As shown in FIG. 2, a substantially rectangular molded body 2, in which the air-core coil 1 is embedded, is formed of the magnetic powder under a pressure of about 1 tons/cm2 to about 10 tons/cm2. The end portions 1 a and 1 b of the air-core coil 1 extend from the side surface of the molded body 2. Next, the molded body 2 is heat treated to form the magnetic body 2 a (for example, the heat-treatment is performed at about 200° C. to about 250° C. when thermoplastic polyimide resin is used). In the heat-treatment, after the thermoplastic resin of the outer layer is temporarily melted, the resin is solidified again, the bonding strength between magnetic particles greatly increases, and the space between magnetic particles greatly decreases. In this way, for example, the density of the magnetic body 2 a is about 4 g/cm3 to about 7 g/cm3. As a result, the mechanical strength of the magnetic body 2 a increases to be at least 120 Kg/cm2, and airtight characteristics and weather resistance are greatly improved.

Furthermore, low-viscosity resins (for example, thermosetting resins or ultraviolet-curing resins) and coating glass materials are provided on the surface of the magnetic body 2 a, and heat-treatment and ultraviolet radiation are performed to further improve the insulation and mechanical strength of the magnetic body.

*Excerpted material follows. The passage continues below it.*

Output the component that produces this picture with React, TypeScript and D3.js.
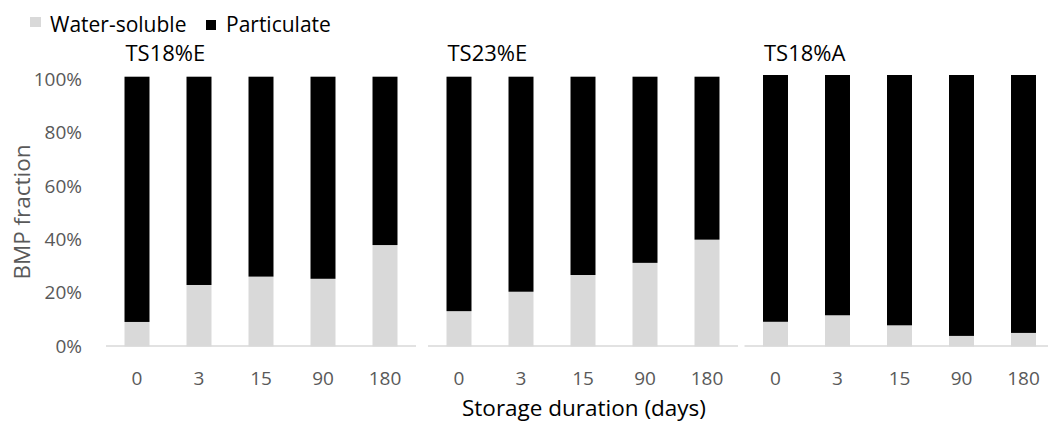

Next, as shown in FIG. 3, metal terminals 4 and 5 are provided on the magnetic body 2 a. The end portions 1 a and 1 b of the air-core coil 1 are electrically connected to the metal terminals 4 and 5 by welding, soldering, conductive adhesive, or other suitable method.

In a choke coil 10 obtained by this method, since a thermosetting resin having a mechanical strength that is greater than an upper thermoplastic resin is provided under the thermoplastic resin layer, even if the molding pressure is increased at the time of molding and heat-treatment is carried out after the molding, the inner resin layer does not break down and the insulation between magnetic particles (the resistivity is at least about 105 Ω·cm) is provided. Moreover, since an oxide film is provided at the interface between the magnetic powder and the resin layers, the insulation between magnetic particles is further improved.

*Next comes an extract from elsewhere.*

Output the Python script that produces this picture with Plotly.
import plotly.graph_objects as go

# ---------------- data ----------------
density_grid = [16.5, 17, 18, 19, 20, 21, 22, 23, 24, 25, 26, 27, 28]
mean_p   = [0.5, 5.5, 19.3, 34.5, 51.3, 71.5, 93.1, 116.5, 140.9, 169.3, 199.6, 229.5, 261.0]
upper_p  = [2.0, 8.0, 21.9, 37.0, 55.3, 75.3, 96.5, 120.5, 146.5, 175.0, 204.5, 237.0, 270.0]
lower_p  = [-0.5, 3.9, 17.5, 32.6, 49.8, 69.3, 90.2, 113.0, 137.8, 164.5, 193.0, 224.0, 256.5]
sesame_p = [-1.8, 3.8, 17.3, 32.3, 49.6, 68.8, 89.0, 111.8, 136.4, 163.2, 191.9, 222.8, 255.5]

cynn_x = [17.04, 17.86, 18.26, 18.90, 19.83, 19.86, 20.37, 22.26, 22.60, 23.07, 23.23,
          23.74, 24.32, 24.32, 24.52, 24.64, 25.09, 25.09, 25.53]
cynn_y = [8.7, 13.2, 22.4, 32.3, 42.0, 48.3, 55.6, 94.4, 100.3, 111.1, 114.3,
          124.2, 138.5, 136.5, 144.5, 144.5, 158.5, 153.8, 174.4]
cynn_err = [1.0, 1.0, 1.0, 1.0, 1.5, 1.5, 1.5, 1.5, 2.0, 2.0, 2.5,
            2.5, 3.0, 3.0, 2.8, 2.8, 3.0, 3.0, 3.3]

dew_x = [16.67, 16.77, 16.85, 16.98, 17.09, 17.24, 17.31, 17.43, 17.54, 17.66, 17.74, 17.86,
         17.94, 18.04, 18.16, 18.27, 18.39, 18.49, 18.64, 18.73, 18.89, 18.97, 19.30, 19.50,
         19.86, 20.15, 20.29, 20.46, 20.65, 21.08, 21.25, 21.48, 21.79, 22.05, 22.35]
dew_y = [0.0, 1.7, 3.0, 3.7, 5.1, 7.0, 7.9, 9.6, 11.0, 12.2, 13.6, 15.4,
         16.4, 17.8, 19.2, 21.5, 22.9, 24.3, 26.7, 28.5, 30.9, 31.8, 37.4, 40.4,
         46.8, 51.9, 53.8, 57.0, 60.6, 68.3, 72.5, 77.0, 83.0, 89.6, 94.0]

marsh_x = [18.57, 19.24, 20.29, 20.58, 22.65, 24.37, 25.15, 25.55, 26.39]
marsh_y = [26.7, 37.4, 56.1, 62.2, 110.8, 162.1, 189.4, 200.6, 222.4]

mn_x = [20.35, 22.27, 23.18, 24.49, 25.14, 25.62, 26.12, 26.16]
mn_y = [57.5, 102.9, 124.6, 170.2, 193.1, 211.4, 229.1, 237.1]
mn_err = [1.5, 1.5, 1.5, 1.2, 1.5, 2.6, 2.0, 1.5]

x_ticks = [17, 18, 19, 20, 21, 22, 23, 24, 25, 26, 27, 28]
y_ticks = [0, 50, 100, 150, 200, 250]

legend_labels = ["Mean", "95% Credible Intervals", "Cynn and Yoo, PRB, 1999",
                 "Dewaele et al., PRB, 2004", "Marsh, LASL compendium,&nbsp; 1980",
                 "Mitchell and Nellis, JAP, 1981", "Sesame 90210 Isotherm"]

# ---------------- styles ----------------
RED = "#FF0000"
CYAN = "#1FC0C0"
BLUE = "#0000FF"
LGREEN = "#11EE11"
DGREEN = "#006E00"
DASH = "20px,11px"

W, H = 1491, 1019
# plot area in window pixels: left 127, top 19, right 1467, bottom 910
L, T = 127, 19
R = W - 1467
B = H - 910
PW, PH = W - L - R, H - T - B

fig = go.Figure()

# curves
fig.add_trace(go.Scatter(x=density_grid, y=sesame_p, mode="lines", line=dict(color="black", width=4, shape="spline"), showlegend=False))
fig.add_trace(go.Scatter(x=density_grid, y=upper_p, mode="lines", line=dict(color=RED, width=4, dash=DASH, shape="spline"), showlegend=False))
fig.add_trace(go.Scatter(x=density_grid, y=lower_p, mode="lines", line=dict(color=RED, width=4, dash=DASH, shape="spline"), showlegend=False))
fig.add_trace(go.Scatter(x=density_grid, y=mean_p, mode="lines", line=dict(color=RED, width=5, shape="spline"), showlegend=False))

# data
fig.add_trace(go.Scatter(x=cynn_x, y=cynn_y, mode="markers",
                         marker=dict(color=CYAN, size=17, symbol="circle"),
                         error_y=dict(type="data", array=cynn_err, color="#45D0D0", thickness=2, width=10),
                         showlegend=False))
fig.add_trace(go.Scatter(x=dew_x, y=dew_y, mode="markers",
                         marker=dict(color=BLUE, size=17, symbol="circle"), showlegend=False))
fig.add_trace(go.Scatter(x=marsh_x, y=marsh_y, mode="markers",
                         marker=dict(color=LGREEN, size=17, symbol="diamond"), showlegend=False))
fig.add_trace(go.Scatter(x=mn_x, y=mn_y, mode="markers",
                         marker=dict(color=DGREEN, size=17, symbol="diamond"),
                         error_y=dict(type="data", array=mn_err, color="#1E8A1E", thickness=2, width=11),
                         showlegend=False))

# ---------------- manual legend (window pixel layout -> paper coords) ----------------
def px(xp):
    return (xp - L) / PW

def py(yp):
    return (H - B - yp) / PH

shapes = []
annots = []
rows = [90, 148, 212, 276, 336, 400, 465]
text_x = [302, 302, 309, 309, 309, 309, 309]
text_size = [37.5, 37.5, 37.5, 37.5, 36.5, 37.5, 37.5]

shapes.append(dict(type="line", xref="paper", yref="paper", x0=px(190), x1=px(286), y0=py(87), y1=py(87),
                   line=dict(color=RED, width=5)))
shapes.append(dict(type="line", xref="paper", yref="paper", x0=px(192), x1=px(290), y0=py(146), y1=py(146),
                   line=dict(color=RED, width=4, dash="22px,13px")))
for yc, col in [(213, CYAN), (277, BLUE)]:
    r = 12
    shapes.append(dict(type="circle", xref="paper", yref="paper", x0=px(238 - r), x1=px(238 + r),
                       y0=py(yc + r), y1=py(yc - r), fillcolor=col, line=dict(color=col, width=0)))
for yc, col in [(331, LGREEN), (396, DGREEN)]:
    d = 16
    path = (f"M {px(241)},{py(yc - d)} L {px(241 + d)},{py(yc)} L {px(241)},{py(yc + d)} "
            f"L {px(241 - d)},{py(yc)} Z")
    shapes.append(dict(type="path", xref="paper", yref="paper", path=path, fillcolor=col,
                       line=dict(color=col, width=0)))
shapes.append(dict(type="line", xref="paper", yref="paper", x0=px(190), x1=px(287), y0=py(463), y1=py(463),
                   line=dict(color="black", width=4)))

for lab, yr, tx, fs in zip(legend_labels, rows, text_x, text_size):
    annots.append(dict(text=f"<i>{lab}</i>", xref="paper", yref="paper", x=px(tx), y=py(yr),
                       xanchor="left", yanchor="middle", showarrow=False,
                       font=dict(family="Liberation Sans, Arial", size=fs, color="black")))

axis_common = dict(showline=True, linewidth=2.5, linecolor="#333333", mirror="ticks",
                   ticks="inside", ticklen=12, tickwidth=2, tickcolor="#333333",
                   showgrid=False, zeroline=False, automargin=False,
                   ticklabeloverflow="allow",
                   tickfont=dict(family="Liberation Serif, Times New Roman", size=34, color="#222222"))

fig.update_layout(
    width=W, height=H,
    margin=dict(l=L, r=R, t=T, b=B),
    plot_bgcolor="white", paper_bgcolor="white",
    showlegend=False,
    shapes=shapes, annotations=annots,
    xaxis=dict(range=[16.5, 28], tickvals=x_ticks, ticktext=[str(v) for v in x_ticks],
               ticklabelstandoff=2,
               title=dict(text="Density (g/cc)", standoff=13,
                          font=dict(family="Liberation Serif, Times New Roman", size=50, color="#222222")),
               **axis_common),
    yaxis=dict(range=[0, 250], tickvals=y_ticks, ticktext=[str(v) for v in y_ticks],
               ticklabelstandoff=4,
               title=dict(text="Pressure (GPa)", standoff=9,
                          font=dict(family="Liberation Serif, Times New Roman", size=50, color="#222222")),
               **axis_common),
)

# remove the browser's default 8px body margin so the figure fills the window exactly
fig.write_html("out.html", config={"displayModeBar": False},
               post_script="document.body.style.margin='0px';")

Specifically, an example of the choke coil 10 having approximate dimensions of 12.5 mm×12.5 mm×3.5 mm) was produced by using an air-core coil 1 having 4.75 turns, an inner diameter of about 5.2 mm, and a wire diameter of about 0.9 mm and by setting the molding pressure at about 2.0 tons/cm2 when pressing and the molding (pressing) time at 3 sec, and an evaluation of characteristics of the choke coil 10 was conducted and shown as follows:

Rated current/temperature rise: 15 A/60.4° C.

Inductance value at rated current: 1.1 μH (Initial inductance value: 1.3 μH, and inductance value at current of 20 A: about 1.0 μH)

Direct-current resistance value: 2.97 mΩ.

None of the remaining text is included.